En application de ces principes la Commission émet un avis favorable à la communication des documents sollicités, s’ils existent, sous réserve de l'occultation des mentions relevant des secrets protégés définis aux articles L311-5 et L311-6 du même code et, notamment, le secret des affaires.
En second lieu, s'agissant du surplus, la Commission rappelle qu'aux termes de l’article L311-1 du code des relations entre le public et l'administration : « Sous réserve des dispositions des articles L311-5 et L311-6, les administrations mentionnées à l'article L300-2 sont tenues de publier en ligne ou de communiquer les documents administratifs qu'elles détiennent aux personnes qui en font la demande, dans les conditions prévues par le présent livre ».
Elle précise, en outre, que le droit d'accès aux documents administratifs régi par le livre III du code des relations entre le public et l'administration ne contraint pas l'administration à effectuer des recherches pour répondre à une demande et que les administrations ne sont pas tenues de répondre aux demandes trop générales ou insuffisamment précises (CE 27 sept. 1985, Ordre des avocats au barreau de Lyon c/ X, req. no 56543,X 267 ; CE 30 juin 1989, OPHLM de la Ville de Paris, req. no 83477).

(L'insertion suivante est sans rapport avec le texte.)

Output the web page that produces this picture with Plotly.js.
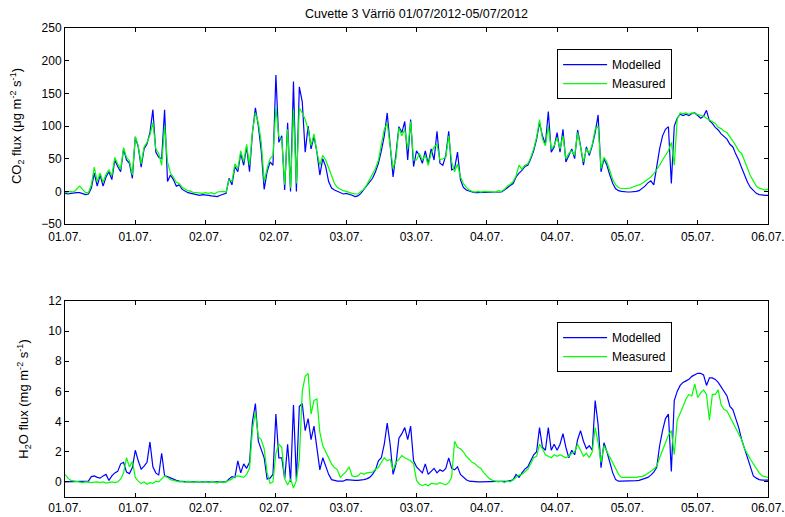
<!DOCTYPE html>
<html><head><meta charset="utf-8">
<script src="https://cdn.plot.ly/plotly-3.0.1.min.js"></script>
<style>html,body{margin:0;padding:0;background:#fff}</style>
</head><body><div id="chart" style="width:785px;height:517px"></div>
<script>
// Half-hourly samples, 01.07.2012 00:00 -> 06.07.2012 00:00
const startUTC = Date.UTC(2012, 6, 1, 0, 0);
const stepMinutes = 30;

const co2Modelled = [
-3,-4,-3,-2,-2,-2,-3,-5,-4,5, 28,8,25,8,22,30,18,48,38,30, 65,48,43,20,83,68,37,65,73,90, 125,60,52,50,125,15,25,18,8,10, 3,0,-2,-3,-4,-5,-6,-5,
-5,-6,-7,-7,-8,-6,-5,-3,20,10, 38,30,58,40,68,30,90,128,100,62, 3,30,45,40,178,75,85,2,105,0, 168,0,160,137,60,100,65,84,60,25, 50,38,15,5,2,0,-2,-4,
-3,-4,-6,-8,-7,-3,3,8,14,20, 30,43,62,85,120,72,22,58,99,90, 107,48,110,38,62,55,43,62,42,65, 48,92,43,40,55,92,33,35,60,18, 6,2,0,-1,-2,-2,-2,-2,
-2,-2,-2,-2,-2,-1,2,6,9,12, 22,28,32,38,40,50,62,80,105,85, 72,122,60,68,90,60,95,45,55,65, 50,94,70,40,68,55,70,90,117,30, 50,40,25,12,4,1,0,-1,
-1,-1,-1,0,1,4,8,13,16,10, 40,65,85,95,99,12,100,112,118,116, 118,116,119,120,116,112,115,124,108,104, 98,94,88,84,80,72,68,57,48,36, 24,14,6,2,-3,-5,-6,-6,-6
];
const co2Measured = [
-2,-1,0,-1,3,8,3,-2,-2,10, 37,15,28,14,26,33,24,52,42,34, 67,52,47,25,84,70,42,68,75,86, 105,65,58,40,100,45,28,22,14,12, 6,3,1,0,-2,-2,-3,-3,
-2,-3,-2,-4,-1,0,0,-1,18,15, 42,35,62,45,72,40,92,120,105,75, 15,35,50,55,128,84,80,10,95,5, 125,12,128,120,110,95,70,88,60,40, 55,48,35,25,12,6,3,1,
0,-2,-3,-4,-4,0,3,10,18,25, 35,48,70,95,104,68,35,50,97,85, 95,65,107,48,48,58,48,55,40,58, 68,72,48,50,52,85,45,30,42,22, 12,6,2,0,-1,0,-1,0,
0,-1,0,-1,1,0,3,8,11,15, 24,40,34,40,42,52,65,83,110,80, 70,100,65,70,82,65,85,50,58,62, 55,90,68,45,65,58,72,95,100,35, 52,45,32,18,10,6,4,4,
4,5,7,8,10,12,15,18,22,27, 33,40,48,55,62,75,40,110,120,119, 120,118,120,119,118,116,115,112,110,107, 104,98,96,92,90,84,77,70,62,58, 46,35,24,16,8,5,4,2,3
];
const h2oModelled = [
0,0,0,0,0,0,0,0,0.05,0.35, 0.4,0.3,0.25,0.4,0.5,0.1,0.4,0.6,0.7,1.2, 1.3,0.65,0.55,0.95,2.1,1.4,0.85,1.05,1.3,2.65, 1.0,0.6,0.45,1.9,0.4,0.35,0.25,0.18,0.1,0.05, 0.02,0,0,0,0,0,0,0,
0,0,0,0,0,0,0,0,0.2,0.35, 0.3,1.4,0.6,1.2,0.9,1.3,4.0,5.2,2.7,2.2, 1.6,0.2,0.25,0.5,4.5,1.6,1.6,0.2,2.5,0.0, 5.1,0.1,5.0,5.2,3.4,4.2,2.8,3.7,2.2,0.8, 1.6,1.1,0.5,0.15,0.08,0.05,0.05,0.05,
0.15,0.12,0.1,0.1,0.1,0.1,0.15,0.2,0.3,0.5, 0.8,1.4,1.6,2.5,3.9,2.5,0.5,1.2,2.9,3.2, 3.6,2.8,3.7,1.4,1.0,0.8,0.6,1.2,0.5,0.7, 0.9,0.6,0.8,0.7,0.9,1.6,0.9,0.8,1.0,0.5, 0.3,0.15,0.05,0.02,0,0,0,0,
0,0,0,0,0,0,0.02,0.05,0.08,0.15, 0.5,0.3,0.6,0.85,1.0,1.4,1.8,2.0,3.6,2.3, 2.1,3.6,2.1,2.5,2.1,2.5,3.2,2.3,1.6,2.1, 1.8,2.8,3.4,2.7,2.2,2.4,2.1,5.4,3.8,0.95, 2.6,2.0,1.3,0.6,0.15,0.05,0.05,0.05,
0.05,0.05,0.05,0.08,0.1,0.15,0.2,0.3,0.45,0.65, 0.95,2.4,3.4,4.2,4.5,0.7,5.4,6.0,6.4,6.6, 6.7,6.8,7.0,7.1,7.2,7.2,7.1,6.4,6.9,6.9, 6.8,6.6,6.3,6.0,5.7,5.0,4.8,4.2,3.6,2.8, 2.2,1.5,0.9,0.4,0.25,0.15,0.12,0.12,0.12
];
const h2oMeasured = [
0.5,0.25,0.1,0.05,0.02,0,-0.05,0,-0.03,-0.05, -0.02,0,-0.05,0,-0.08,-0.04,0,-0.05,0.0,0.2, 0.6,1.6,1.0,1.35,0.3,0.05,-0.1,0.0,-0.15,-0.05, -0.1,0.05,0.0,0.2,0.4,0.3,0.15,0.1,0.05,0.0, 0.02,-0.03,0.05,0,-0.05,0.03,0,-0.02,
0.04,-0.05,0.02,0,-0.08,0.03,-0.04,0.02,0.1,0.2, 0.35,0.4,0.35,0.3,0.5,0.9,3.5,4.6,3.0,2.8, 2.2,0.6,-0.1,0.0,1.9,2.5,2.3,0.2,-0.2,0.2, -0.4,0.1,1.5,6.0,7.0,7.2,4.5,5.4,5.5,3.3, 2.4,2.0,1.5,1.2,0.95,0.8,0.3,0.5,
0.7,1.0,0.4,0.35,0.4,0.6,0.5,0.6,0.6,0.65, 0.85,0.95,1.3,1.6,1.4,1.5,0.8,1.3,1.5,1.75, 1.6,1.5,1.4,1.2,0.1,-0.15,-0.25,-0.15,-0.25,-0.1, -0.15,-0.15,-0.05,-0.15,-0.2,-0.05,0.3,2.7,2.3,2.2, 2.0,1.7,1.5,1.3,1.2,1.0,0.9,0.6,
0.4,0.2,0.1,0.05,0.0,0.05,-0.05,0.05,0.0,0.15, 0.3,0.45,0.5,0.7,0.85,1.2,1.6,1.7,2.5,2.2, 1.8,1.7,1.6,1.8,1.7,1.8,1.7,1.6,1.7,1.9, 2.0,2.5,2.1,1.7,1.9,1.6,2.0,3.6,2.6,1.3, 2.4,2.0,1.6,1.2,0.85,0.5,0.3,0.3,
0.3,0.25,0.3,0.3,0.35,0.35,0.45,0.55,0.7,0.85, 1.05,1.6,2.1,2.6,3.1,3.4,1.8,4.1,4.5,5.0, 5.5,5.8,5.7,6.5,5.6,5.9,6.1,5.8,4.1,5.8, 5.8,6.1,5.1,4.8,4.7,4.3,3.9,3.6,3.2,2.8, 2.2,1.8,1.5,1.2,0.9,0.6,0.4,0.35,0.3
];
const seriesNames = ['Modelled', 'Measured'];
const chartTitle = 'Cuvette 3 Värriö 01/07/2012-05/07/2012';

const times = co2Modelled.map((_, i) =>
  new Date(startUTC + i * stepMinutes * 60000).toISOString().slice(0, 16).replace('T', ' '));

const blue = '#0000ff', green = '#00ff00';
const fam = '"Liberation Sans", Arial, sans-serif';
const font = {family: fam, size: 12, color: '#000'};

function xAx(anchor, standoff) {
  return {anchor: anchor, domain: [0, 1], type: 'date',
    range: ['2012-07-01 00:00', '2012-07-06 00:00'],
    tick0: '2012-07-01 00:00', dtick: 43200000, tickformat: '%d.%m.',
    ticks: 'inside', ticklen: 4, tickcolor: '#000', mirror: 'ticks',
    showline: true, linecolor: '#000', linewidth: 1, showgrid: false, zeroline: false,
    ticklabelstandoff: standoff, tickfont: font};
}
function yAx(domain, range, dtick, title, anchor) {
  return {domain: domain, range: range, dtick: dtick, tick0: 0, anchor: anchor,
    ticks: 'inside', ticklen: 4, tickcolor: '#000', mirror: 'ticks',
    showline: true, linecolor: '#000', linewidth: 1, showgrid: false, zeroline: false,
    tickfont: font, title: {text: title, font: {family: fam, size: 13, color: '#000'}, standoff: 16}};
}

const traces = [
  {x: times, y: co2Modelled, name: seriesNames[0], type: 'scatter', mode: 'lines', line: {color: blue, width: 1.2}, xaxis: 'x2', yaxis: 'y2', legend: 'legend'},
  {x: times, y: co2Measured, name: seriesNames[1], type: 'scatter', mode: 'lines', line: {color: green, width: 1.2}, xaxis: 'x2', yaxis: 'y2', legend: 'legend'},
  {x: times, y: h2oModelled, name: seriesNames[0], type: 'scatter', mode: 'lines', line: {color: blue, width: 1.2}, xaxis: 'x', yaxis: 'y', legend: 'legend2'},
  {x: times, y: h2oMeasured, name: seriesNames[1], type: 'scatter', mode: 'lines', line: {color: green, width: 1.2}, xaxis: 'x', yaxis: 'y', legend: 'legend2'}
];

const legendStyle = {xanchor: 'left', yanchor: 'top', bgcolor: '#fff', bordercolor: '#000', borderwidth: 1,
  font: font, tracegroupgap: 0, itemwidth: 44};

const layout = {
  width: 785, height: 517,
  margin: {l: 65, r: 17, t: 28, b: 20},
  paper_bgcolor: '#fff', plot_bgcolor: '#fff',
  font: font,
  title: {text: chartTitle, font: {family: fam, size: 12.5, color: '#000'},
    x: 0.5, xref: 'paper', y: 1 - 14 / 517, yref: 'container', yanchor: 'middle'},
  showlegend: true,
  xaxis: xAx('y', 0),
  xaxis2: xAx('y2', 2),
  yaxis: yAx([0, 0.418], [-1, 12], 2, 'H<sub>2</sub>O flux (mg m<sup>-2</sup> s<sup>-1</sup>)', 'x'),
  yaxis2: yAx([0.582, 1], [-50, 250], 50, 'CO<sub>2</sub> flux (μg m<sup>-2</sup> s<sup>-1</sup>)', 'x2'),
  legend: Object.assign({x: 0.70, y: 0.955}, legendStyle),
  legend2: Object.assign({x: 0.70, y: 0.373}, legendStyle)
};

Plotly.newPlot('chart', traces, layout, {displayModeBar: false, staticPlot: true});
</script></body></html>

En l'état des informations portées à sa connaissance, la Commission estime que les documents sollicités, s'ils existent en l'état ou s'ils sont susceptibles d'être obtenus par un traitement automatisé d'usage courant et à condition d'être aisément identifiables par l'autorité saisie, sont communicables à toute personne qui en fait la demande, sous réserve de la disjonction ou de l'occultation des éléments dont la communication porterait atteinte aux secrets protégés par les dispositions des articles L311-5 et L311-6 du code des relations entre le public et l'administration. Elle émet, sous ces réserves et dans cette mesure, un avis favorable à la demande.